Texting John on my Garmin inside Doune Bothy

We decided to start hiking the mile to the ferry to Ardlui in case he found a place for us and as we hiked we found a nice camping spot by the lake. We had not heard back from John so I sent him a text that we had found a place to camp for the night. He texted back frantically, "No, I found you a room! Go to the ferry!" The ferry ran only once an hour and we hiked as fast as we could to get there on time. We could see the boat coming across the lake and we ran the last bit down to the dock. Another couple was there waiting for the ferry boat as well. The boat captain sent the other hiker back up to lower the flag that he had raised to indicate that someone was there to take the ferry and we each paid five pounds for the ride across the lake to the hotel. 

The ferry boat to Ardlui



So happy to be on the boat to Ardlui!

When I learned about Ardlui in my research I thought it was a bustling town. Turns out it is one hotel with a restaurant and a car campground. I could not believe that he was able to get us a last minute room. Turns out it was the nicest room at the hotel, and the most expensive, which is probably why it had not been booked. Quite honestly, I would have paid double the price of what I did pay because I was so desperate to get warm and dry. Every single thing in my pack was wet except for my sleeping bag which I keep stored in a dry sack.

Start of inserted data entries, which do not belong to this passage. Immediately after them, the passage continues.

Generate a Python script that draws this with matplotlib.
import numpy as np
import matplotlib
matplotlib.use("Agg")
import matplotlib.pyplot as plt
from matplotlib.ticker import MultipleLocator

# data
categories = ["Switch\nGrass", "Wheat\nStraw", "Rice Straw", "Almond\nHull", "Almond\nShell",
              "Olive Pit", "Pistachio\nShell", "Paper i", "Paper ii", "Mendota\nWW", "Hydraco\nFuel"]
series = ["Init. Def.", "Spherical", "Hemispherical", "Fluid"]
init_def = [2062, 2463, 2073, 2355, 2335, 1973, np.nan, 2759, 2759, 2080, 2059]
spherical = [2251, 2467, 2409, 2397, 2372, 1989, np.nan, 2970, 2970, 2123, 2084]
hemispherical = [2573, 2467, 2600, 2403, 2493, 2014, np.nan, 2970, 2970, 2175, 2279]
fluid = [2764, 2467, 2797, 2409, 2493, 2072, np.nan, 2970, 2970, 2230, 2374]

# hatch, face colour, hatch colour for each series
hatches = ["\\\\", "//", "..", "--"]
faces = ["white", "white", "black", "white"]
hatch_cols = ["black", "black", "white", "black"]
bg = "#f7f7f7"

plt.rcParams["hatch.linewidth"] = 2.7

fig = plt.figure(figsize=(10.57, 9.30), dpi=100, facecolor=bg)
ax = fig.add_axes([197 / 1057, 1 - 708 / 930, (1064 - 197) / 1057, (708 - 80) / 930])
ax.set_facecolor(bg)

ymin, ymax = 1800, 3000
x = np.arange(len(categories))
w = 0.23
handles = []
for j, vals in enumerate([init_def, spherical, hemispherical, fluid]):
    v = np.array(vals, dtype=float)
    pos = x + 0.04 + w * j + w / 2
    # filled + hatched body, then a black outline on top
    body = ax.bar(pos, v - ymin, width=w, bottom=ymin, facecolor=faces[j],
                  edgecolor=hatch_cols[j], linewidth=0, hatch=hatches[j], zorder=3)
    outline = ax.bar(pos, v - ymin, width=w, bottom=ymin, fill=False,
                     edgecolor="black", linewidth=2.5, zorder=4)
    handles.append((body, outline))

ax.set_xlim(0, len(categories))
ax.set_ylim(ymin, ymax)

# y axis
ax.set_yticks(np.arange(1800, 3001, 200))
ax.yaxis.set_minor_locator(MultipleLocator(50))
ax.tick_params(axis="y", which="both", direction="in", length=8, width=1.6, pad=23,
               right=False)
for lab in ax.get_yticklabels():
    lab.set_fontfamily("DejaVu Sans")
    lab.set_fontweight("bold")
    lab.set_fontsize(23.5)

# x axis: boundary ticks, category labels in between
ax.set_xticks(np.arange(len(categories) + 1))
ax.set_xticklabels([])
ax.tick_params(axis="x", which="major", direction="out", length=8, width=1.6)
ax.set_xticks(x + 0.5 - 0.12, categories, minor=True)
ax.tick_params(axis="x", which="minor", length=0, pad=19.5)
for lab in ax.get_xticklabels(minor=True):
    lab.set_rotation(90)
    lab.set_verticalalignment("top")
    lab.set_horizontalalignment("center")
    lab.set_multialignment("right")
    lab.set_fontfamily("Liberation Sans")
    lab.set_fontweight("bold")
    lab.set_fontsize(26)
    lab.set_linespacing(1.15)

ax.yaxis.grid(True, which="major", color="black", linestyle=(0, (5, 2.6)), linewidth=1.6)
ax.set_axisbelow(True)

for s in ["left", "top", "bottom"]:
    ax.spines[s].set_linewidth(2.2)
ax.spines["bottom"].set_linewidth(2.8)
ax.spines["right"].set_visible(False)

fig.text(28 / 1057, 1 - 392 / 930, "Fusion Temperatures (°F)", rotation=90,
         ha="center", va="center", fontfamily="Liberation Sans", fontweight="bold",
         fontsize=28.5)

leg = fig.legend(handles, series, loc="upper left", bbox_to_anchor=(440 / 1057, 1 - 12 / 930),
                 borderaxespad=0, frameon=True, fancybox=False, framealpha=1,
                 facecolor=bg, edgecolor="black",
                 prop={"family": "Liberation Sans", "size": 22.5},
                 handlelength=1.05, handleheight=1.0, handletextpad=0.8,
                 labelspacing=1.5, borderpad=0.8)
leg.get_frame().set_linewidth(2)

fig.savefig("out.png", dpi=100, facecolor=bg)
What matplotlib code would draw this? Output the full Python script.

King size bed with a fireplace

A copper tub in the large sitting room

Trying to dry out all my stuff

We hung things on the heated towel bars in the bathroom to dry and Pounce figured out how to turn on the radiator so she could dry her shoes on it. Hers got soaked the last half mile in a stream ford.  I warmed up with a hot shower and then I called John to thank him for getting us a room. He is my eye-in-the-sky trail angel!

The toughest day of the hike was over and we had survived. We ate dinner in the bar downstairs and I had salad and fish patties with a well deserved hard cider. The comfy king bed was calling our names and I collapsed into bed and slept like a log.